• **Exercise prompt**
The lines to extract run from the start of the records through the line with "const hoursTicks = [0, 1000, 2000, 3000, 4000, 5000];", both ends included; drop the pictures.

Records with drawing code:

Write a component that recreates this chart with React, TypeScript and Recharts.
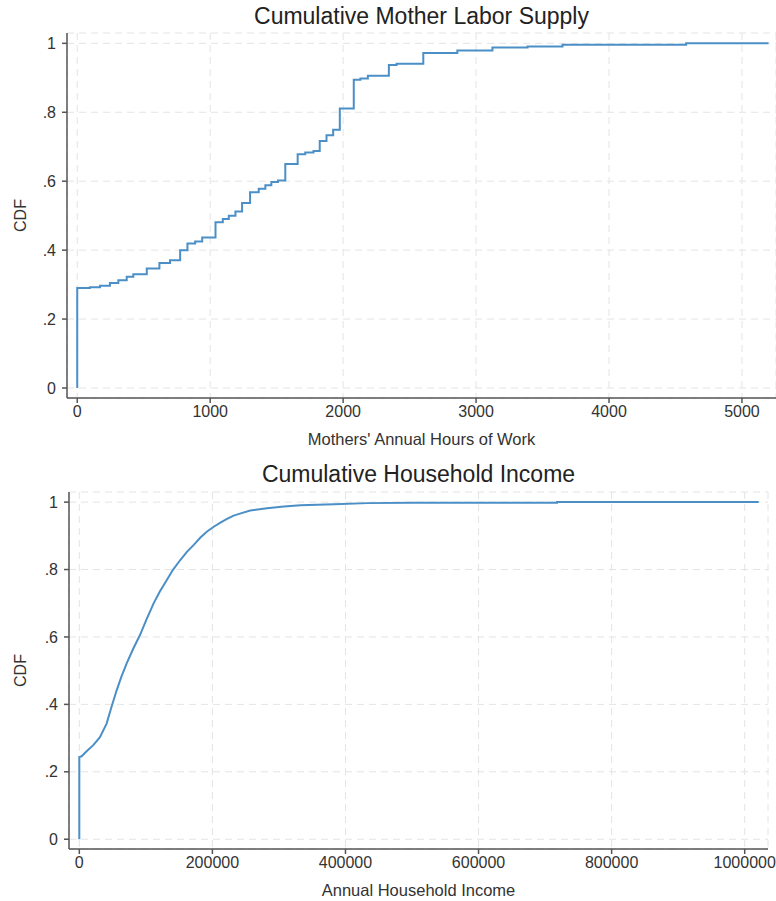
import { LineChart, Line, XAxis, YAxis, CartesianGrid } from 'recharts';

// ── data ──────────────────────────────────────────────────────────────────────

// Mothers' annual hours of work: empirical CDF steps (hours, cdf)
const hoursX = [
  0, 0, 95, 171, 246, 309, 372, 422, 523, 618, 698, 774, 829, 887, 940,
  1040, 1095, 1140, 1190, 1240, 1300, 1365, 1415, 1460, 1510, 1565, 1658,
  1715, 1777, 1824, 1875, 1925, 1975, 2080, 2130, 2186, 2344, 2402, 2603,
  2859, 3123, 3387, 3650, 4580, 5200,
];
const hoursCdf = [
  0, 0.29, 0.292, 0.297, 0.305, 0.313, 0.323, 0.33, 0.347, 0.363, 0.371, 0.4, 0.419, 0.425, 0.437,
  0.481, 0.49, 0.5, 0.512, 0.537, 0.568, 0.578, 0.588, 0.598, 0.602, 0.65, 0.678,
  0.683, 0.688, 0.717, 0.733, 0.749, 0.811, 0.894, 0.898, 0.906, 0.937, 0.941, 0.972,
  0.979, 0.988, 0.991, 0.996, 1, 1,
];
const hoursTicks = [0, 1000, 2000, 3000, 4000, 5000];

// Annual household income: empirical CDF (income, cdf)
const incomeX = [
  0, 0, 3500, 11000, 21000, 31000, 41000, 48000, 56000, 63000, 71000, 81000,
  91000, 101000, 111500, 121000, 131500, 141000, 152000, 162000, 172000, 182000,
  192000, 202000, 212000, 222000, 232000, 245000, 257000, 282000, 307500, 332500,
  383000, 433000, 500000, 718000, 718000, 1021000,
];
const incomeCdf = [
  0, 0.244, 0.246, 0.261, 0.279, 0.303, 0.343, 0.39, 0.441, 0.481, 0.521, 0.565,
  0.605, 0.652, 0.699, 0.735, 0.769, 0.8, 0.829, 0.853, 0.873, 0.895,
  0.913, 0.927, 0.939, 0.95, 0.96, 0.968, 0.975, 0.982, 0.987, 0.991,
  0.994, 0.997, 0.998, 0.998, 1, 1,
];
const incomeTicks = [0, 200000, 400000, 600000, 800000, 1000000];

const cdfTicks = [0, 0.2, 0.4, 0.6, 0.8, 1];

// ── config ────────────────────────────────────────────────────────────────────

const FONT = '"Liberation Sans", Arial, Helvetica, sans-serif';
const LINE = '#4b8fc6';
const AXIS = '#555555';
const TEXT = '#333333';
const GRID = '#e4e4e4';

const fmtCdf = (v: number) => (v === 0 ? '0' : v === 1 ? '1' : String(v).replace('0.', '.'));

const hoursData = hoursX.map((x, i) => ({ x, y: hoursCdf[i] }));
const incomeData = incomeX.map((x, i) => ({ x, y: incomeCdf[i] }));

interface PanelProps {
  title:    string;
  xLabel:   string;
  data:     { x: number; y: number }[];
  xDomain:  [number, number];
  xTicks:   number[];
  step:     boolean;
  height:   number;
  margin:   { top: number; right: number; left: number; bottom: number };
  yWidth:   number;
  titleTop: number;
}

function Panel({ title, xLabel, data, xDomain, xTicks, step, height, margin, yWidth, titleTop }: PanelProps) {
  const plotLeft = margin.left + yWidth;
  const plotRight = 776 - margin.right;
  return (
    <div style={{ position: 'relative', width: 776, height }}>
      <div
        style={{
          position: 'absolute', top: titleTop, left: plotLeft, width: plotRight - plotLeft,
          textAlign: 'center', fontSize: 23, color: '#222', fontFamily: FONT, lineHeight: '26px',
        }}
      >
        {title}
      </div>
      <LineChart width={776} height={height} data={data} margin={margin}>
        <CartesianGrid stroke={GRID} strokeDasharray="7 5" strokeWidth={1} />
        <XAxis
          dataKey="x"
          type="number"
          domain={xDomain}
          ticks={xTicks}
          interval={0}
          allowDataOverflow
          height={52}
          stroke={AXIS}
          strokeWidth={1.5}
          tickSize={5}
          tickMargin={3}
          tick={{ fontSize: 16, fill: TEXT, fontFamily: FONT }}
          label={{ value: xLabel, position: 'insideBottom', offset: 5, fontSize: 16.5, fill: TEXT, fontFamily: FONT }}
        />
        <YAxis
          type="number"
          domain={[-0.029, 1.03]}
          ticks={cdfTicks}
          interval={0}
          allowDataOverflow
          width={yWidth}
          stroke={AXIS}
          strokeWidth={1.5}
          tickSize={5}
          tickMargin={6}
          tickFormatter={fmtCdf}
          tick={{ fontSize: 16, fill: TEXT, fontFamily: FONT }}
          label={{ value: 'CDF', angle: -90, position: 'insideLeft', offset: 20, fontSize: 16, fill: TEXT, fontFamily: FONT, style: { textAnchor: 'middle' } }}
        />
        <Line
          dataKey="y"
          type={step ? 'stepAfter' : 'linear'}
          stroke={LINE}
          strokeWidth={2}
          dot={false}
          activeDot={false}
          isAnimationActive={false}
        />
      </LineChart>
    </div>
  );
}

// ── main ──────────────────────────────────────────────────────────────────────

export default function App() {
  return (
    <div style={{ position: 'absolute', left: 0, top: 0, width: 776, height: 901, background: '#fff' }}>
      <Panel
        title="Cumulative Mother Labor Supply"
        xLabel="Mothers' Annual Hours of Work"
        data={hoursData}
        xDomain={[-77, 5256]}
        xTicks={hoursTicks}
        step
        height={450}
        margin={{ top: 33, right: 0, left: 0, bottom: 0 }}
        yWidth={67}
        titleTop={3}
      />
      <Panel
        title="Cumulative Household Income"
        xLabel="Annual Household Income"
        data={incomeData}
        xDomain={[-15500, 1035000]}
        xTicks={incomeTicks}
        step={false}
        height={451}
        margin={{ top: 42, right: 8, left: 0, bottom: 0 }}
        yWidth={69}
        titleTop={11}
      />
    </div>
  );
}
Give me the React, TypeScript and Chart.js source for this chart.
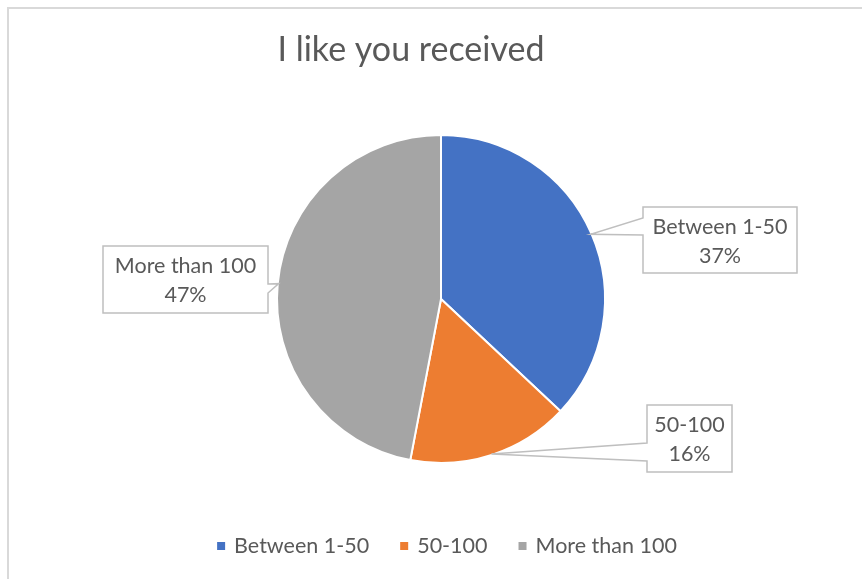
import React, { useEffect, useRef } from "react";
import { Chart, registerables } from "chart.js";

Chart.register(...registerables);

const chartTitle = "I like you received";
const categories = ["Between 1-50", "50-100", "More than 100"];
const values = [37, 16, 47];
const colors = ["#4472C4", "#ED7D31", "#A5A5A5"];

const FONT = "Lato, 'Liberation Sans', sans-serif";
const TEXT = "#595959";

// callout boxes: [x, y, w, h], pointer side and base offsets
const callouts = [
  { x: 643, y: 207, w: 154, h: 66, side: "left", b1: 11, b2: 28 },
  { x: 647, y: 405, w: 85, h: 67, side: "left", b1: 38, b2: 56 },
  { x: 103, y: 246, w: 165, h: 67, side: "right", b1: 38, b2: 47 },
];

const overlay = {
  id: "overlay",
  beforeDraw(chart: any) {
    const ctx = chart.ctx;
    ctx.save();
    ctx.fillStyle = "#fff";
    ctx.fillRect(0, 0, chart.width, chart.height);
    ctx.strokeStyle = "#d9d9d9";
    ctx.lineWidth = 2;
    ctx.beginPath();
    ctx.moveTo(8, chart.height);
    ctx.lineTo(8, 8);
    ctx.lineTo(chart.width, 8);
    ctx.stroke();
    // title
    ctx.fillStyle = TEXT;
    ctx.font = `34px ${FONT}`;
    ctx.textAlign = "center";
    ctx.textBaseline = "alphabetic";
    ctx.fillText(chartTitle, 411, 61);
    ctx.restore();
  },
  afterDraw(chart: any) {
    const ctx = chart.ctx;
    const meta = chart.getDatasetMeta(0);
    const total = values.reduce((a, b) => a + b, 0);
    ctx.save();
    ctx.font = `21.5px ${FONT}`;
    ctx.textAlign = "center";
    ctx.textBaseline = "middle";
    meta.data.forEach((arc: any, i: number) => {
      const p = arc.getProps(["x", "y", "startAngle", "endAngle", "outerRadius"], true);
      const mid = (p.startAngle + p.endAngle) / 2;
      const tx = p.x + Math.cos(mid) * (p.outerRadius - 1);
      const ty = p.y + Math.sin(mid) * (p.outerRadius - 1);
      const c = callouts[i];
      ctx.beginPath();
      ctx.moveTo(c.x, c.y);
      ctx.lineTo(c.x + c.w, c.y);
      if (c.side === "right") {
        ctx.lineTo(c.x + c.w, c.y + c.b1);
        ctx.lineTo(tx, ty);
        ctx.lineTo(c.x + c.w, c.y + c.b2);
      }
      ctx.lineTo(c.x + c.w, c.y + c.h);
      ctx.lineTo(c.x, c.y + c.h);
      if (c.side === "left") {
        ctx.lineTo(c.x, c.y + c.b2);
        ctx.lineTo(tx, ty);
        ctx.lineTo(c.x, c.y + c.b1);
      }
      ctx.closePath();
      ctx.fillStyle = "#fff";
      ctx.fill();
      ctx.strokeStyle = "#bfbfbf";
      ctx.lineWidth = 1.5;
      ctx.stroke();
      ctx.fillStyle = TEXT;
      const cx = c.x + c.w / 2;
      const cy = c.y + c.h / 2;
      ctx.fillText(categories[i], cx, cy - 13);
      ctx.fillText(Math.round((values[i] / total) * 100) + "%", cx, cy + 16);
    });
    // legend
    const sq = 8;
    const gapText = 9;
    const gapItem = 31;
    const widths = categories.map((t) => sq + gapText + ctx.measureText(t).width);
    const totalW = widths.reduce((a, b) => a + b, 0) + gapItem * (categories.length - 1);
    let x = 447 - totalW / 2;
    const ly = 546;
    ctx.textAlign = "left";
    categories.forEach((t, i) => {
      ctx.fillStyle = colors[i];
      ctx.fillRect(x, ly - sq / 2, sq, sq);
      ctx.fillStyle = TEXT;
      ctx.fillText(t, x + sq + gapText, ly);
      x += widths[i] + gapItem;
    });
    ctx.restore();
  },
};

export default function App() {
  const ref = useRef<HTMLCanvasElement>(null);
  useEffect(() => {
    if (!ref.current) return;
    const chart = new Chart(ref.current, {
      type: "pie",
      data: {
        labels: categories,
        datasets: [
          {
            data: values,
            backgroundColor: colors,
            borderColor: "#ffffff",
            borderWidth: 2,
          },
        ],
      },
      options: {
        responsive: false,
        animation: false,
        events: [],
        layout: { padding: { top: 134, bottom: 115, left: 120, right: 100 } },
        plugins: {
          legend: { display: false },
          title: { display: false },
          tooltip: { enabled: false },
        },
      },
      plugins: [overlay],
    });
    return () => chart.destroy();
  }, []);
  return (
    <div style={{ position: "fixed", left: 0, top: 0, width: 862, height: 579, background: "#fff" }}>
      <canvas ref={ref} width={862} height={579} />
    </div>
  );
}
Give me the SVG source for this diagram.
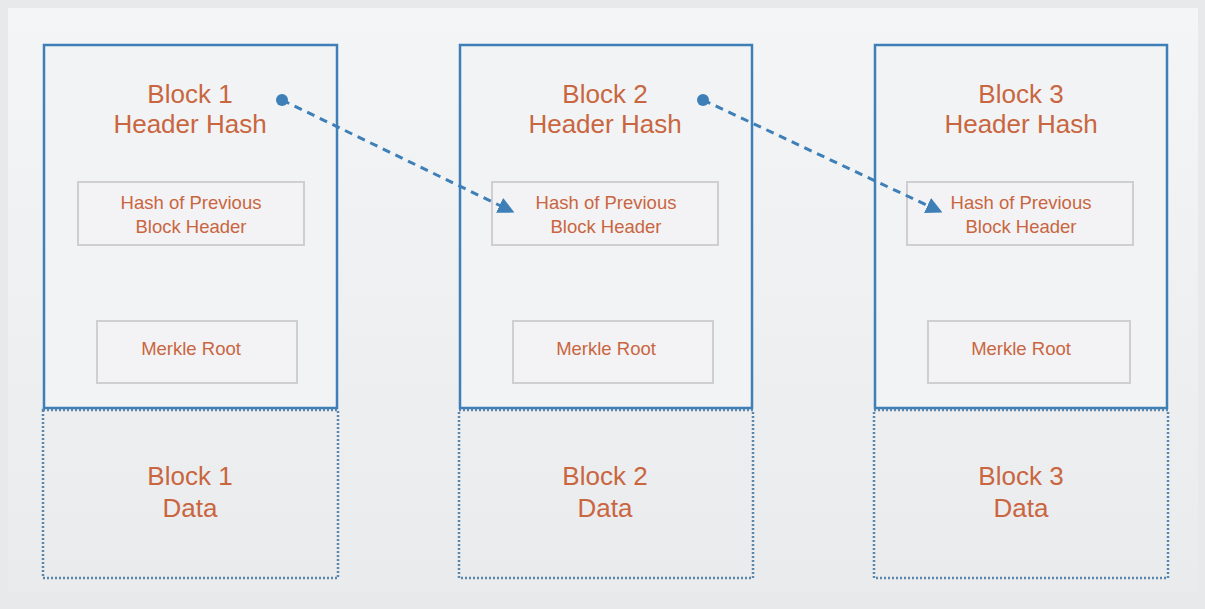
<svg xmlns="http://www.w3.org/2000/svg" width="1205" height="609" viewBox="0 0 1205 609">
<defs>
<style>
.hdr{fill:#f2f3f5;stroke:#3d7fb6;stroke-width:2.5}
.data{fill:none;stroke:#5a86ad;stroke-width:2.5;stroke-dasharray:2 2}
.inner{fill:#f3f3f5;stroke:#cfcfd2;stroke-width:2}
.big{font-family:"Liberation Sans",Arial,sans-serif;font-size:26px;fill:#c9663f;text-anchor:middle}
.small{font-family:"Liberation Sans",Arial,sans-serif;font-size:18.5px;fill:#c9663f;text-anchor:middle}
.link{fill:none;stroke:#3d7fb6;stroke-width:3;stroke-dasharray:8 6}
</style>
<marker id="tri" viewBox="0 0 10 10" refX="5" refY="5" markerWidth="5.5" markerHeight="5.5" orient="auto" markerUnits="strokeWidth">
<path d="M0,0 L10,5 L0,10 z" fill="#3d7fb6"/>
</marker>
<marker id="dot" viewBox="0 0 10 10" refX="5" refY="5" markerWidth="4" markerHeight="4" markerUnits="strokeWidth">
<circle cx="5" cy="5" r="5" fill="#3d7fb6"/>
</marker>
<linearGradient id="bg" x1="0" y1="0" x2="0" y2="1">
<stop offset="0" stop-color="#f4f5f7"/>
<stop offset="1" stop-color="#eaebed"/>
</linearGradient>
</defs>
<rect x="0" y="0" width="1205" height="609" fill="#e8e9eb"/>
<rect x="8" y="8" width="1190" height="584" fill="url(#bg)"/>

<g id="block1">
<rect class="hdr" x="44" y="45" width="293" height="363"/>
<text class="big" x="190" y="103">Block 1</text>
<text class="big" x="190" y="133">Header Hash</text>
<rect class="inner" x="78" y="182" width="226" height="63"/>
<text class="small" x="191" y="209">Hash of Previous</text>
<text class="small" x="191" y="233">Block Header</text>
<rect class="inner" x="97" y="321" width="200" height="62"/>
<text class="small" x="191" y="355">Merkle Root</text>
<rect class="data" x="43" y="410" width="295" height="168"/>
<text class="big" x="190" y="485">Block 1</text>
<text class="big" x="190" y="517">Data</text>
</g>

<g id="block2">
<rect class="hdr" x="460" y="45" width="292" height="363"/>
<text class="big" x="605" y="103">Block 2</text>
<text class="big" x="605" y="133">Header Hash</text>
<rect class="inner" x="492" y="182" width="226" height="63"/>
<text class="small" x="606" y="209">Hash of Previous</text>
<text class="small" x="606" y="233">Block Header</text>
<rect class="inner" x="513" y="321" width="200" height="62"/>
<text class="small" x="606" y="355">Merkle Root</text>
<rect class="data" x="459" y="410" width="294" height="168"/>
<text class="big" x="605" y="485">Block 2</text>
<text class="big" x="605" y="517">Data</text>
</g>

<g id="block3">
<rect class="hdr" x="875" y="45" width="292" height="363"/>
<text class="big" x="1021" y="103">Block 3</text>
<text class="big" x="1021" y="133">Header Hash</text>
<rect class="inner" x="907" y="182" width="226" height="63"/>
<text class="small" x="1021" y="209">Hash of Previous</text>
<text class="small" x="1021" y="233">Block Header</text>
<rect class="inner" x="928" y="321" width="202" height="62"/>
<text class="small" x="1021" y="355">Merkle Root</text>
<rect class="data" x="874" y="410" width="294" height="168"/>
<text class="big" x="1021" y="485">Block 3</text>
<text class="big" x="1021" y="517">Data</text>
</g>

<g id="connectors">
<path class="link" d="M282,100 L507,209" marker-start="url(#dot)" marker-end="url(#tri)"/>
<path class="link" d="M703,100 L935,209" marker-start="url(#dot)" marker-end="url(#tri)"/>
</g>
</svg>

• **In response**
Write a component that recreates this chart with React, TypeScript and Recharts.
import { LineChart, Line, XAxis, YAxis, CartesianGrid } from 'recharts';

// ── data ──────────────────────────────────────────────────────────────────────

// Mothers' annual hours of work: empirical CDF steps (hours, cdf)
const hoursX = [
  0, 0, 95, 171, 246, 309, 372, 422, 523, 618, 698, 774, 829, 887, 940,
  1040, 1095, 1140, 1190, 1240, 1300, 1365, 1415, 1460, 1510, 1565, 1658,
  1715, 1777, 1824, 1875, 1925, 1975, 2080, 2130, 2186, 2344, 2402, 2603,
  2859, 3123, 3387, 3650, 4580, 5200,
];
const hoursCdf = [
  0, 0.29, 0.292, 0.297, 0.305, 0.313, 0.323, 0.33, 0.347, 0.363, 0.371, 0.4, 0.419, 0.425, 0.437,
  0.481, 0.49, 0.5, 0.512, 0.537, 0.568, 0.578, 0.588, 0.598, 0.602, 0.65, 0.678,
  0.683, 0.688, 0.717, 0.733, 0.749, 0.811, 0.894, 0.898, 0.906, 0.937, 0.941, 0.972,
  0.979, 0.988, 0.991, 0.996, 1, 1,
];
const hoursTicks = [0, 1000, 2000, 3000, 4000, 5000];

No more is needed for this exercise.